EXERCISE DETAILS: The line holding "16.14, 9.16, 1.16]" is the last one to output; start at the first line of the data, keep every line in between exactly, and leave out pictures.

DATA LINES:
******************************
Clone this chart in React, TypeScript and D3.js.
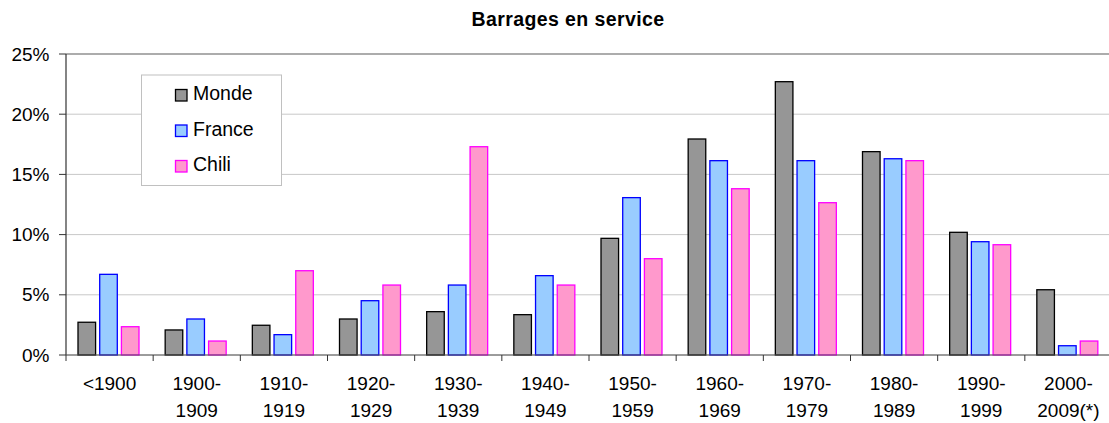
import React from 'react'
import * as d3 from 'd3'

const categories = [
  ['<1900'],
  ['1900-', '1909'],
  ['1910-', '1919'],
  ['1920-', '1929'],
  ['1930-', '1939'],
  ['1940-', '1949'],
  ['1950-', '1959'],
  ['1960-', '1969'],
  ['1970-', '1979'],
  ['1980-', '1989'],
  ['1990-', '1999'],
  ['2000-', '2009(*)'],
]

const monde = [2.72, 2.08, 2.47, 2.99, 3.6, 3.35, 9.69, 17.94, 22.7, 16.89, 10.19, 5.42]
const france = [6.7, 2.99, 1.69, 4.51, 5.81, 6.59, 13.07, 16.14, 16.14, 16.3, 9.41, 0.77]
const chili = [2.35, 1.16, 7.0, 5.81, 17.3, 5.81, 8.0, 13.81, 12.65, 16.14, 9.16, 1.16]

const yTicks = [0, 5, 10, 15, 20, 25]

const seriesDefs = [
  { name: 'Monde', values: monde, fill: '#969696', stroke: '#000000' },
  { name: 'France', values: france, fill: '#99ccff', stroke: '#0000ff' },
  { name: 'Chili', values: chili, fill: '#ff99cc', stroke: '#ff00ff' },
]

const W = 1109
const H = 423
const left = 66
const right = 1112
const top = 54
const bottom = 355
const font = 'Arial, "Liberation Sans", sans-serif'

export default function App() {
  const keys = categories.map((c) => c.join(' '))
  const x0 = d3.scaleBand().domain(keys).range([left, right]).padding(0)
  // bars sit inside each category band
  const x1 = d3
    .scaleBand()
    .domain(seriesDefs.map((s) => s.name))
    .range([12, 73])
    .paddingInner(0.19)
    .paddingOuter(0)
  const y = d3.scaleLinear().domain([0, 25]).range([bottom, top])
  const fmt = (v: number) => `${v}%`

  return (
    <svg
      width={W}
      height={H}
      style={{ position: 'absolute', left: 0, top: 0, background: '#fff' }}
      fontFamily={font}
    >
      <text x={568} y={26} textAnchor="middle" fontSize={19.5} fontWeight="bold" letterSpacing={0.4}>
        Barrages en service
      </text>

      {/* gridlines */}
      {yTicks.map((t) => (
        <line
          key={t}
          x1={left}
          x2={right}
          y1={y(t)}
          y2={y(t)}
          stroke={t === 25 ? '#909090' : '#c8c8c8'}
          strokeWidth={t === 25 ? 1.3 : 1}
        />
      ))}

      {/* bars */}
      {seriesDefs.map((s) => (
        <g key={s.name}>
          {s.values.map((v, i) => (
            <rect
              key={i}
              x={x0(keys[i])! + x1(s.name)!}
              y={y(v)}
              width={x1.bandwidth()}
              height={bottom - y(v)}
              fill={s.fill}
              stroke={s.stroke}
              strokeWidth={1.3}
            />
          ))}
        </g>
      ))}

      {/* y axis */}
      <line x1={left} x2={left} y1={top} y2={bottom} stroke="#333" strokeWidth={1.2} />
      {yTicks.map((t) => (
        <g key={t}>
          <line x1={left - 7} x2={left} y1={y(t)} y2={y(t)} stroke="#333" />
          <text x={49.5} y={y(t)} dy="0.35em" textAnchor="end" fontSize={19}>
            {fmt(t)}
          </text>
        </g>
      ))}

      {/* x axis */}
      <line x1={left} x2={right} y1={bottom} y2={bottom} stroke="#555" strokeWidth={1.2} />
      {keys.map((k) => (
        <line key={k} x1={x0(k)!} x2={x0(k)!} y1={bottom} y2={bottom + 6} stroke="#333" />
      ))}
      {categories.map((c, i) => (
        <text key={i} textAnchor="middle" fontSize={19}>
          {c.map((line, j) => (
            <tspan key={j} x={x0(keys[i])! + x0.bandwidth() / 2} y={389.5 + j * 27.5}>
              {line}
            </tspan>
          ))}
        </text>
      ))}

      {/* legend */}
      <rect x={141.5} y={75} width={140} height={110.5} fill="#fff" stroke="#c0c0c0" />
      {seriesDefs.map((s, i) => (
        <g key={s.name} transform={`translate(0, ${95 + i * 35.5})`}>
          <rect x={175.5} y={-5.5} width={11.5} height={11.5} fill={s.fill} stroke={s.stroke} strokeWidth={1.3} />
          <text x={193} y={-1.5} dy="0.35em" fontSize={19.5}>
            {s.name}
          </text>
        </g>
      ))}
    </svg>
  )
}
******************************
WRITTEN RESPONSE:
Clone this chart in React, TypeScript and D3.js.
import React from 'react'
import * as d3 from 'd3'

const categories = [
  ['<1900'],
  ['1900-', '1909'],
  ['1910-', '1919'],
  ['1920-', '1929'],
  ['1930-', '1939'],
  ['1940-', '1949'],
  ['1950-', '1959'],
  ['1960-', '1969'],
  ['1970-', '1979'],
  ['1980-', '1989'],
  ['1990-', '1999'],
  ['2000-', '2009(*)'],
]

const monde = [2.72, 2.08, 2.47, 2.99, 3.6, 3.35, 9.69, 17.94, 22.7, 16.89, 10.19, 5.42]
const france = [6.7, 2.99, 1.69, 4.51, 5.81, 6.59, 13.07, 16.14, 16.14, 16.3, 9.41, 0.77]
const chili = [2.35, 1.16, 7.0, 5.81, 17.3, 5.81, 8.0, 13.81, 12.65, 16.14, 9.16, 1.16]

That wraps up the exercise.